## Required task
Transcribe only the part of the material below that begins at the line containing "Write the matplotlib code for this chart." and ends at the line containing "from matplotlib.transforms import", with both kept and images left out.

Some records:
---+---

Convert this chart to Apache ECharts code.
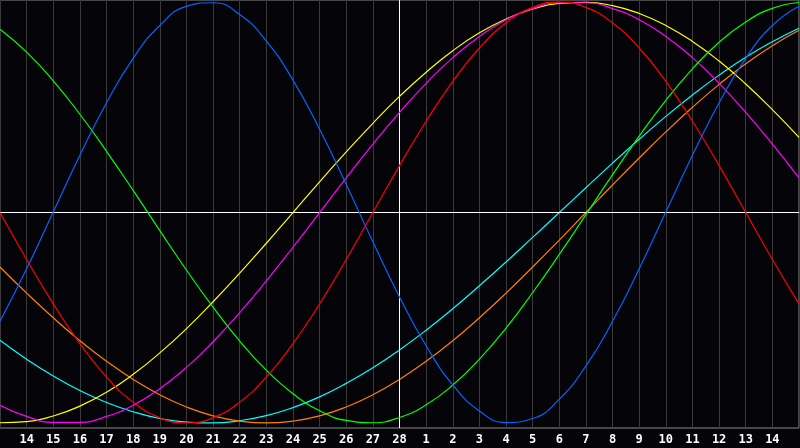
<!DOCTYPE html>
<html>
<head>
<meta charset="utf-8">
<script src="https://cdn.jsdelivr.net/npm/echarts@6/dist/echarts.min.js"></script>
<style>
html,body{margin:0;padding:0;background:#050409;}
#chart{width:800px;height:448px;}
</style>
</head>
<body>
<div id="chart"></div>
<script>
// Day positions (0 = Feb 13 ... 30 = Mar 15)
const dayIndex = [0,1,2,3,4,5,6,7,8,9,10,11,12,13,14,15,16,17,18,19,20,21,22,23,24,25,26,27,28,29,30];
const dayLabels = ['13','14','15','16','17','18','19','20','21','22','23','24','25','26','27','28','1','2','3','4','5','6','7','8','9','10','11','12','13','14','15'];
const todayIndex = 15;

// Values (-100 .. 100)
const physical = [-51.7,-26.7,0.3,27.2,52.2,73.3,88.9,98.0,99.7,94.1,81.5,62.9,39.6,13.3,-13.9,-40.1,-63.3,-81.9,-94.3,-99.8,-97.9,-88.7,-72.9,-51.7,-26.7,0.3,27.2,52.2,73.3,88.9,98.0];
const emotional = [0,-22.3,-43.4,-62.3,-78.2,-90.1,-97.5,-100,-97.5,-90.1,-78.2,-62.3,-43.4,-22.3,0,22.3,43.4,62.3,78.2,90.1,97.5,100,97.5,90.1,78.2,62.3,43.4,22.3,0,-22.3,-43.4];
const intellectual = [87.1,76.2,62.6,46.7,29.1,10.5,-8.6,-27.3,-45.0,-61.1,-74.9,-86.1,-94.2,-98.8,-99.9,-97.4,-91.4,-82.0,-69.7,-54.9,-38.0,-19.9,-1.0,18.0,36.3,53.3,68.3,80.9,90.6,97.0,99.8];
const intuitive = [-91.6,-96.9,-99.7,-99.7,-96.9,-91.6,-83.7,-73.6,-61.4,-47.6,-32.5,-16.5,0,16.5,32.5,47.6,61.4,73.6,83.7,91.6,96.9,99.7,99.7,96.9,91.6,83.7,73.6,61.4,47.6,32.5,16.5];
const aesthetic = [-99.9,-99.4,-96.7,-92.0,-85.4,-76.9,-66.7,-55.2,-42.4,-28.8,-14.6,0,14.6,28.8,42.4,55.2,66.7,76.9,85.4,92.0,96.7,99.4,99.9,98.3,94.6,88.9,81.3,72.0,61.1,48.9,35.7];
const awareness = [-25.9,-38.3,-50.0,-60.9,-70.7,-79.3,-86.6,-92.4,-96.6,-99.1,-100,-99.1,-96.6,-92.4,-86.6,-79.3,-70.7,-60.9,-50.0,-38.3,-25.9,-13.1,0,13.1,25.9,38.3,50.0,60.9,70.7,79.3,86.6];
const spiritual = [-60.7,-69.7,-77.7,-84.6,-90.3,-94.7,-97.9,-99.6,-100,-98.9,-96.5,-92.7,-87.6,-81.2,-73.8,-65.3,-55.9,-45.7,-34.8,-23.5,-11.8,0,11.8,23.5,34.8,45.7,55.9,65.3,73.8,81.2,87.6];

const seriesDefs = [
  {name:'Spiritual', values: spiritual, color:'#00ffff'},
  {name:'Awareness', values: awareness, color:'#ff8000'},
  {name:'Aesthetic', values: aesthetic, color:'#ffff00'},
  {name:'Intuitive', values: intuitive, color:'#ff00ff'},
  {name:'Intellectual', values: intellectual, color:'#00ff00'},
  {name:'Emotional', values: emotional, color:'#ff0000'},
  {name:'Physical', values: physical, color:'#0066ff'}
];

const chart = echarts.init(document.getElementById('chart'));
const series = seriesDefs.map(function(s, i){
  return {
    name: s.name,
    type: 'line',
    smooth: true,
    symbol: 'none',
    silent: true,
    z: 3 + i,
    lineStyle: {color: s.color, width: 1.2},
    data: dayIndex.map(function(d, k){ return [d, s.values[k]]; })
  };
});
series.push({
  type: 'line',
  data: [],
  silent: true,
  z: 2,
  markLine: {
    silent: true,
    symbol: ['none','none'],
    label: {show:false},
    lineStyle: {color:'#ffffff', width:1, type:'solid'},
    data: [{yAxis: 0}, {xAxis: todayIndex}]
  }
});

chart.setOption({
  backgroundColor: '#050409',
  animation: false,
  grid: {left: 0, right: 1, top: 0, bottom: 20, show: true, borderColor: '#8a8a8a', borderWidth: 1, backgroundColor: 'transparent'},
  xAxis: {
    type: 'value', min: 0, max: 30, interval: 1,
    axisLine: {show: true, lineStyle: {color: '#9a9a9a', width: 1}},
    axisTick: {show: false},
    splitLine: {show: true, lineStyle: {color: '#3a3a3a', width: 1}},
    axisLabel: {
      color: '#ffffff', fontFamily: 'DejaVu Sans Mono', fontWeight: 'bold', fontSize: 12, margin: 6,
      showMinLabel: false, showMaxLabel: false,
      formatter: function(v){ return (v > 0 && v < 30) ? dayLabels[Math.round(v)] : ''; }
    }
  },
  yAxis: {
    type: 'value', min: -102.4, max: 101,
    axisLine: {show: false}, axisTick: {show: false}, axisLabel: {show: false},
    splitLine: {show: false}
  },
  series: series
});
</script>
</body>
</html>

---+---

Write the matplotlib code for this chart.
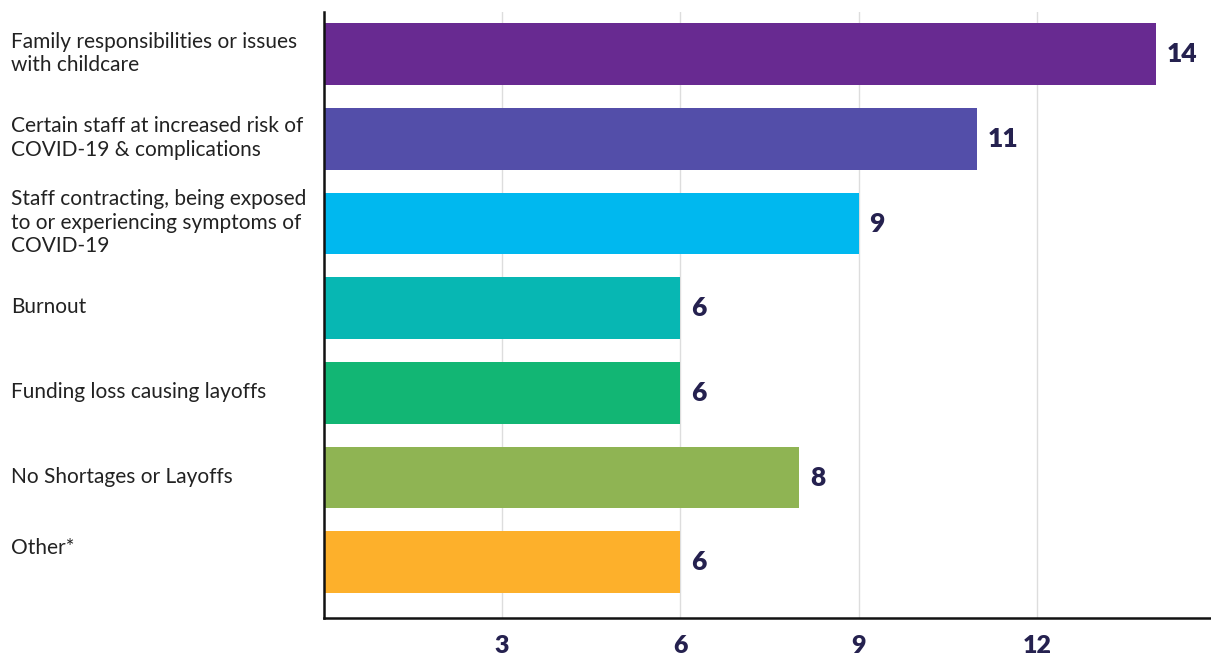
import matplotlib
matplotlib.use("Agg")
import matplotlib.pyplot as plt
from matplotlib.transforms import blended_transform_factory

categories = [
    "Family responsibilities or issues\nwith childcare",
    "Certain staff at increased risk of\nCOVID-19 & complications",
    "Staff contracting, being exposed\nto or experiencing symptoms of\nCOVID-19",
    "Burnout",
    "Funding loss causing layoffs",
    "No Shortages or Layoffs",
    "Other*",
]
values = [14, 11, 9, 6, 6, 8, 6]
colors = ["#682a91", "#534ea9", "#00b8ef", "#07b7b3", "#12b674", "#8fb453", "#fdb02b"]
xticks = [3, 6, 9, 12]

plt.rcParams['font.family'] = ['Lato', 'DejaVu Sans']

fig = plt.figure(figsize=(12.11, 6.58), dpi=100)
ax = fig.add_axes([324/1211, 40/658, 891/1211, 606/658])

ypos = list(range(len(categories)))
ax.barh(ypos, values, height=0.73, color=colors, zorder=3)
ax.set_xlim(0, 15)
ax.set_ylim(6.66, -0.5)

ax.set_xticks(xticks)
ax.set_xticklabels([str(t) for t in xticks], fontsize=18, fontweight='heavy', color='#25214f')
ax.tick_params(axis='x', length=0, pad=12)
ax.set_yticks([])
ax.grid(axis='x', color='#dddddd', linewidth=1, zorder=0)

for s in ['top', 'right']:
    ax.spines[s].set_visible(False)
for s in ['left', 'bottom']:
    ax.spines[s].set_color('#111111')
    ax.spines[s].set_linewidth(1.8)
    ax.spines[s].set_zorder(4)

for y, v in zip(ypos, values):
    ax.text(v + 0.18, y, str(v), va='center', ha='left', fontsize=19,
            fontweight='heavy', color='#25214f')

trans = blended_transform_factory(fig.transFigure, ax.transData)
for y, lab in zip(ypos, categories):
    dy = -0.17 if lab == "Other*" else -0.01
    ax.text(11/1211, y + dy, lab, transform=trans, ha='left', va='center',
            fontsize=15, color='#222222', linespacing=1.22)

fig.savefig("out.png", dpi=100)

---+---

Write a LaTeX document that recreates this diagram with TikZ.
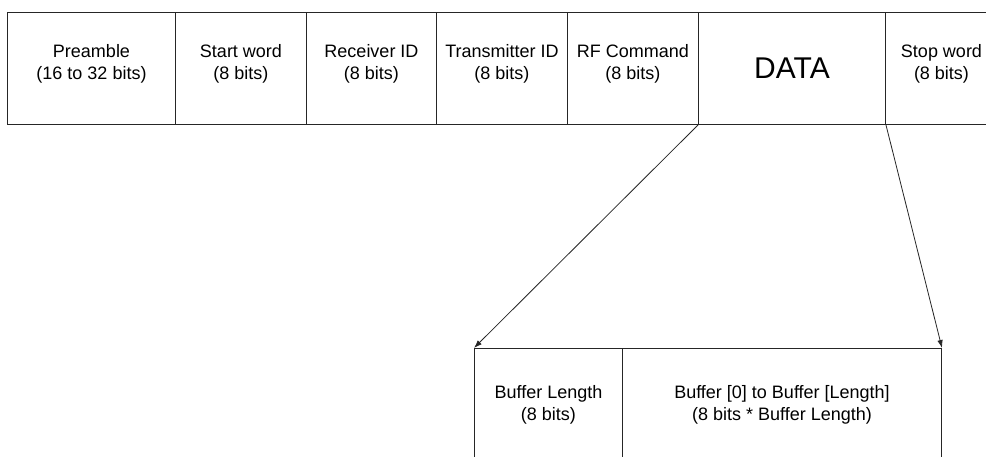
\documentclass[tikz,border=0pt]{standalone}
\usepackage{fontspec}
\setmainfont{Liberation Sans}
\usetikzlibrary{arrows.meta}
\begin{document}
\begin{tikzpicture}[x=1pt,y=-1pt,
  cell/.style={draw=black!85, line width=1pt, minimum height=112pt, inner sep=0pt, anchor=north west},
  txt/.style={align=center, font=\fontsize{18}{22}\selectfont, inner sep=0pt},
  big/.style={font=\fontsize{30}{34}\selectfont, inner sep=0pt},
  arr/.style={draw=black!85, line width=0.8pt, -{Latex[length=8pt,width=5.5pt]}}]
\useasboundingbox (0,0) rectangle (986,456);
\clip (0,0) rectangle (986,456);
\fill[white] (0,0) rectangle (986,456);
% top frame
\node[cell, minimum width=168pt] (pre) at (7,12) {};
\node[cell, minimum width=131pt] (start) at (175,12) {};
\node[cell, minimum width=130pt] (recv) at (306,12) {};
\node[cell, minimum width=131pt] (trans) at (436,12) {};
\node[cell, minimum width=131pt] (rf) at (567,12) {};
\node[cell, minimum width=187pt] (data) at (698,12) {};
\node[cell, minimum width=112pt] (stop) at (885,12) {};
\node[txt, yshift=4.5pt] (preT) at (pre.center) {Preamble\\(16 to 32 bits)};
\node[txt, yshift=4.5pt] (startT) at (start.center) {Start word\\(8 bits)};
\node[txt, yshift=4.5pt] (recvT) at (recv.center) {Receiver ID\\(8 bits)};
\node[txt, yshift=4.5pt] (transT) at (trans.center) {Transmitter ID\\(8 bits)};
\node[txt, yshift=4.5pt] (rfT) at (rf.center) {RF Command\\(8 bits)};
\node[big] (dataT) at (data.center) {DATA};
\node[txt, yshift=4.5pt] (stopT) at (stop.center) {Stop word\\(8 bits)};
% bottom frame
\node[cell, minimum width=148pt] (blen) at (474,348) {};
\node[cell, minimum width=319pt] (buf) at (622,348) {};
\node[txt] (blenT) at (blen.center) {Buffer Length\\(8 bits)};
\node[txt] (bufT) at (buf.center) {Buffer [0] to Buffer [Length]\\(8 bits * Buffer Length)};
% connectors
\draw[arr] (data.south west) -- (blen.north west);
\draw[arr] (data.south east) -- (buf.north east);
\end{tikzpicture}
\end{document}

---+---

## Answer to this problem
Write the matplotlib code for this chart.
import matplotlib
matplotlib.use("Agg")
import matplotlib.pyplot as plt
from matplotlib.transforms import blended_transform_factory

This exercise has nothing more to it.